#### Exercise instructions:
Repeat the material below exactly, with no pictures.

#### Available data:
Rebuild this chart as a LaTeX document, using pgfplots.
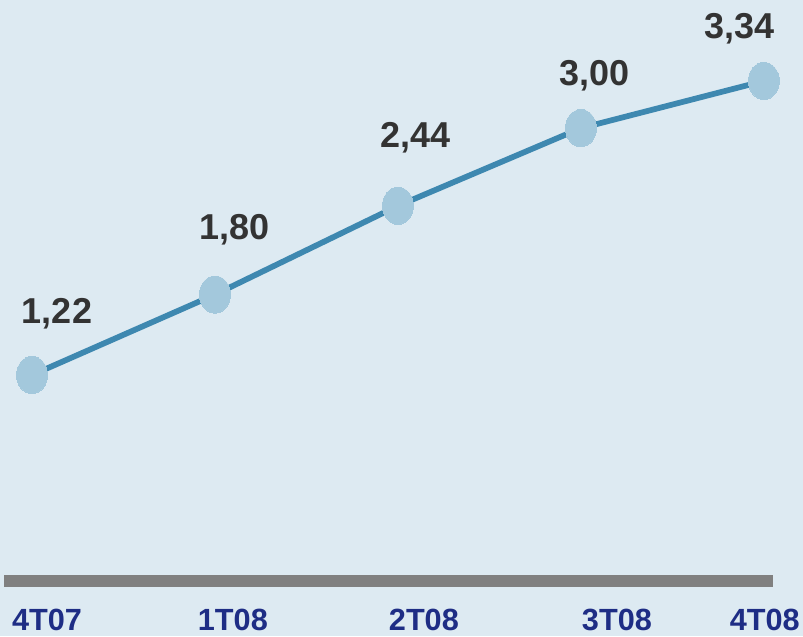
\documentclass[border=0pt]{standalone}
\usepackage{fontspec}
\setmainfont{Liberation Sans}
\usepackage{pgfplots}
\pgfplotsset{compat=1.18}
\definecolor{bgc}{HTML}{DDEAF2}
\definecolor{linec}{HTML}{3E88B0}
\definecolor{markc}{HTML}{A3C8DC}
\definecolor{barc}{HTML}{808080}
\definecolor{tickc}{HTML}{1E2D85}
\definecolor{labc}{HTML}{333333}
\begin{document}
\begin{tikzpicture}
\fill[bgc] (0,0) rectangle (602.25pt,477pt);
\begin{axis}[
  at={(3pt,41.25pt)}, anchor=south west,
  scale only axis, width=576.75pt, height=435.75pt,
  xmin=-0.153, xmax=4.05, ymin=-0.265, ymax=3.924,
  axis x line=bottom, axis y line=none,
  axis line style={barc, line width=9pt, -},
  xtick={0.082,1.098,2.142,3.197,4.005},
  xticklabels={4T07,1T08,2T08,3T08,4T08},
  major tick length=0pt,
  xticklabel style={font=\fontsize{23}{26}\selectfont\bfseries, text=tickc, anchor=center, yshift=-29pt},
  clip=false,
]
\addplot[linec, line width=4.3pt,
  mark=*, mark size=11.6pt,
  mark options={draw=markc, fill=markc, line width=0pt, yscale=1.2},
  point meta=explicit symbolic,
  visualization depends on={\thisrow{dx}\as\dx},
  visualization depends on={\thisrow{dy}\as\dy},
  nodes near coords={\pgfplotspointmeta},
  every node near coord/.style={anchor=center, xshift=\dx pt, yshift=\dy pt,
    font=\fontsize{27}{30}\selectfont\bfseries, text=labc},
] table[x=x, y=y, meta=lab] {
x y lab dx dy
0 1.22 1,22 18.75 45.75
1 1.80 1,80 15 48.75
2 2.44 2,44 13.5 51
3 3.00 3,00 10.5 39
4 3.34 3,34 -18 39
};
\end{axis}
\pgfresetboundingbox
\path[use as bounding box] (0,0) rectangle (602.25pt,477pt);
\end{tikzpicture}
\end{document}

#### Answer to the problem:
Rebuild this chart as a LaTeX document, using pgfplots.
\documentclass[border=0pt]{standalone}
\usepackage{fontspec}
\setmainfont{Liberation Sans}
\usepackage{pgfplots}
\pgfplotsset{compat=1.18}
\definecolor{bgc}{HTML}{DDEAF2}
\definecolor{linec}{HTML}{3E88B0}
\definecolor{markc}{HTML}{A3C8DC}
\definecolor{barc}{HTML}{808080}
\definecolor{tickc}{HTML}{1E2D85}
\definecolor{labc}{HTML}{333333}
\begin{document}
\begin{tikzpicture}
\fill[bgc] (0,0) rectangle (602.25pt,477pt);
\begin{axis}[
  at={(3pt,41.25pt)}, anchor=south west,
  scale only axis, width=576.75pt, height=435.75pt,
  xmin=-0.153, xmax=4.05, ymin=-0.265, ymax=3.924,
  axis x line=bottom, axis y line=none,
  axis line style={barc, line width=9pt, -},
  xtick={0.082,1.098,2.142,3.197,4.005},
  xticklabels={4T07,1T08,2T08,3T08,4T08},
  major tick length=0pt,
  xticklabel style={font=\fontsize{23}{26}\selectfont\bfseries, text=tickc, anchor=center, yshift=-29pt},
  clip=false,
]
\addplot[linec, line width=4.3pt,
  mark=*, mark size=11.6pt,
  mark options={draw=markc, fill=markc, line width=0pt, yscale=1.2},
  point meta=explicit symbolic,
  visualization depends on={\thisrow{dx}\as\dx},
  visualization depends on={\thisrow{dy}\as\dy},
  nodes near coords={\pgfplotspointmeta},
  every node near coord/.style={anchor=center, xshift=\dx pt, yshift=\dy pt,
    font=\fontsize{27}{30}\selectfont\bfseries, text=labc},
] table[x=x, y=y, meta=lab] {
x y lab dx dy
0 1.22 1,22 18.75 45.75
1 1.80 1,80 15 48.75
2 2.44 2,44 13.5 51
3 3.00 3,00 10.5 39
4 3.34 3,34 -18 39
};
\end{axis}
\pgfresetboundingbox
\path[use as bounding box] (0,0) rectangle (602.25pt,477pt);
\end{tikzpicture}
\end{document}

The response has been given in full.